The campaign for neoclassical architecture, she said, is, “a way of pushing, consciously or unconsciously, a certain vision of the past that is favorable to them.” That vision - “elitist, Western-leaning, pro-Christian,” as Thill describes it - has been embraced by the broader conservative movement, but is based largely on misunderstanding, she said.
For example, as Thill explains, ancient Greek and Roman architecture would have been “garishly colored with red, blue and gold” - not the white seen around the U.S. capital, Thill said.
“The aesthetics and the history that they’re citing are cherry picked and kind of incorrect,” she said, “but the idea that architecture was used as a sign of cultural supremacy and chauvinism, that is true.”

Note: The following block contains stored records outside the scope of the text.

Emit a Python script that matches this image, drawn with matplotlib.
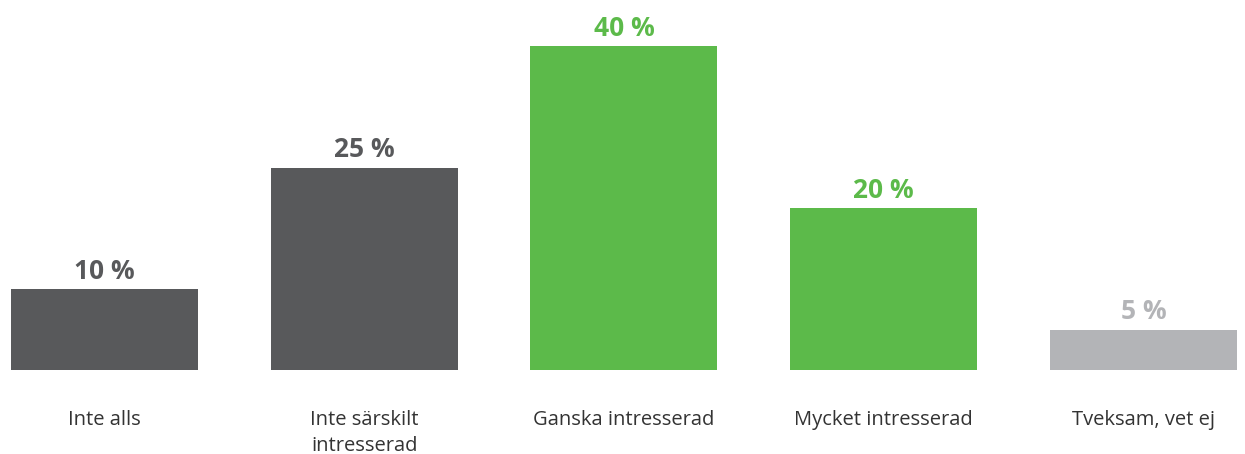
import matplotlib.pyplot as plt
import numpy as np

# data
categories = ['Inte alls', 'Inte särskilt\nintresserad', 'Ganska intresserad',
              'Mycket intresserad', 'Tveksam, vet ej']
values = [10, 25, 40, 20, 5]
colors = ['#58595b', '#58595b', '#5cba4a', '#5cba4a', '#b3b4b7']

plt.rcParams['font.family'] = ['Open Sans', 'DejaVu Sans']

fig = plt.figure(figsize=(12.45, 4.54), dpi=100)
ax = fig.add_axes([0, 0, 1, 1])

x = np.arange(len(values))
ax.bar(x, values, width=0.72, color=colors)

# value labels above bars
for xi, v, c in zip(x, values, colors):
    ax.annotate(f'{v} %', (xi, v), xytext=(0, 7.5), textcoords='offset points',
                ha='center', va='baseline', fontsize=19, fontweight='bold', color=c)

# category labels below
for xi, cat in zip(x, categories):
    ax.annotate(cat, (xi, 0), xytext=(0, -28.5), textcoords='offset points',
                ha='center', va='top', fontsize=14.5, color='#333333', linespacing=1.42)

ax.set_xlim(-0.4023, 4.391)
ax.set_ylim(-10.37, 45.68)
ax.axis('off')

fig.savefig('out.png', dpi=100)
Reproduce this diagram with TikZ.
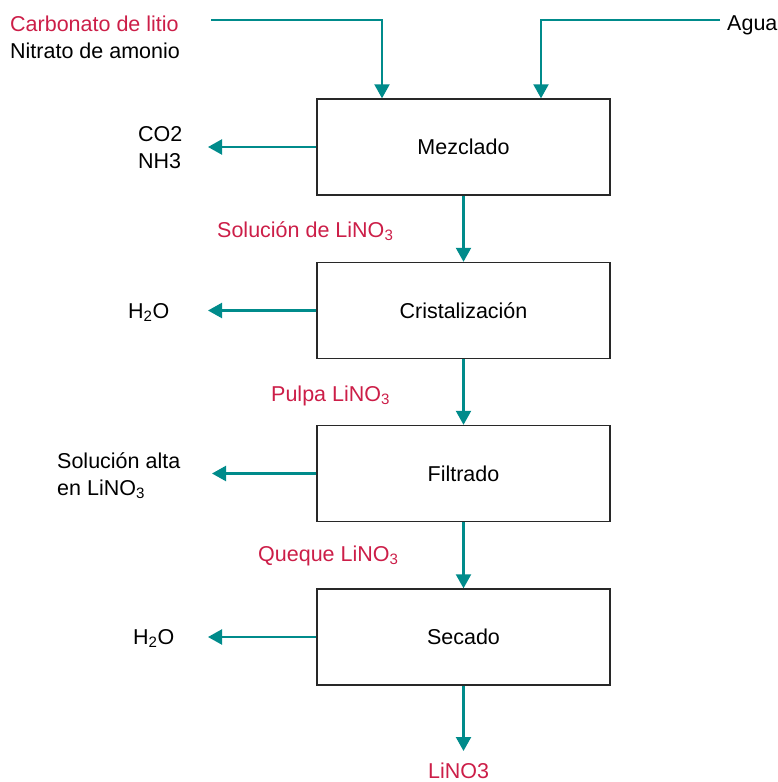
\documentclass[tikz,border=0pt]{standalone}
\usepackage{fontspec}
\setmainfont{Liberation Sans}
\usetikzlibrary{arrows.meta}
\definecolor{verde}{RGB}{0,139,139}
\definecolor{rojo}{RGB}{204,30,72}
\definecolor{borde}{RGB}{40,40,40}
\tikzset{
  proceso/.style   = {shape=rectangle, draw=borde, line width=1.4pt,
                      minimum width=293pt, minimum height=96pt},
  flujo/.style     = {draw=verde, line width=2.2pt,
                      -{Triangle[length=14pt,width=15pt]}},
  corriente/.style = {align=left, inner sep=0pt, anchor=base west},
  producto/.style  = {corriente, text=rojo},
}

\begin{document}
\begin{tikzpicture}
  [
    x                 = 1pt,
    y                 = -1pt,
    every node/.style = {font=\fontsize{21.5}{26.5}\selectfont},
  ]
  \useasboundingbox (0,0) rectangle (778,782);
  % etapas del proceso
  \node [proceso] (mezcla)  at (463.5,147)   {Mezclado};
  \node [proceso] (cristal) at (463.5,310.5) {Cristalización};
  \node [proceso] (filtro)  at (463.5,473.5) {Filtrado};
  \node [proceso] (secado)  at (463.5,637)   {Secado};
  % entradas
  \node [corriente] (reactivos) at (10,58)
    {\textcolor{rojo}{Carbonato de litio}\\[0.5pt]Nitrato de amonio};
  \node [corriente] (agua) at (727,30) {Agua};
  \coordinate (carb) at (211,20);
  \coordinate (aguain) at (720,20);
  \draw [flujo] (carb) -| ([xshift=-81.5pt]mezcla.north);
  \draw [flujo] (aguain) -| ([xshift=77.5pt]mezcla.north);
  % salidas laterales
  \node [corriente] (gases)   at (138,168) {CO2\\NH3};
  \node [corriente] (agua1)   at (128,318) {H\textsubscript{2}O};
  \node [corriente] (madre)   at (57,495)  {Solución alta\\en LiNO\textsubscript{3}};
  \node [corriente] (agua2)   at (133,644) {H\textsubscript{2}O};
  \coordinate (s1) at (208,147);
  \coordinate (s2) at (208,310.5);
  \coordinate (s3) at (212,473.5);
  \coordinate (s4) at (208,637);
  \draw [flujo] (mezcla.west)  -- (s1);
  \draw [flujo] (cristal.west) -- (s2);
  \draw [flujo] (filtro.west)  -- (s3);
  \draw [flujo] (secado.west)  -- (s4);
  % corrientes intermedias
  \node [producto] (solucion) at (217,237) {Solución de LiNO\textsubscript{3}};
  \node [producto] (pulpa)    at (271,401) {Pulpa LiNO\textsubscript{3}};
  \node [producto] (queque)   at (258,561) {Queque LiNO\textsubscript{3}};
  \draw [flujo] (mezcla.south)  -- (cristal.north);
  \draw [flujo] (cristal.south) -- (filtro.north);
  \draw [flujo] (filtro.south)  -- (secado.north);
  % producto final
  \node [producto] (final) at (428,778) {LiNO3};
  \coordinate (fin) at (463.5,751);
  \draw [flujo] (secado.south) -- (fin);
\end{tikzpicture}
\end{document}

For all Trump has touted neoclassical architecture, most of his own towers are modern, and he hasn’t always decried the sleeker buildings of today. The president once called 20th-century architect Philip Johnson “hot” - and Johnson even designed for him a never-realized, 60-story castle that the architect said was “very Trumpish.”
Still, Trump’s 2020 order on architecture dovetailed with his pitch to Americans. He has been known to discredit expertise, and the order specifically pitted the “architectural establishment” against the general public. Two brutalist behemoths he identified for criticism - the Housing and Urban Development and Health and Human Services buildings - are also headquarters for social services, which he and his allies have advocated for cutting.
More recently, as Trump has become increasingly critical of law enforcement agencies, he’s gone after the FBI building, writing on social media that a new FBI headquarters should “be the centerpiece of my plan to totally renovate and rebuild our capital city.”
It remains to be seen how that plan will take shape, but it is already flattening conversations about architecture, said Abramson, the Boston University professor.
It “becomes a discussion about whether you’re for or against Trump,” he said. “There are lot of people who are liberal, progressive Democrats and don’t like concrete brutalist buildings … But now are they going to be able to say that?”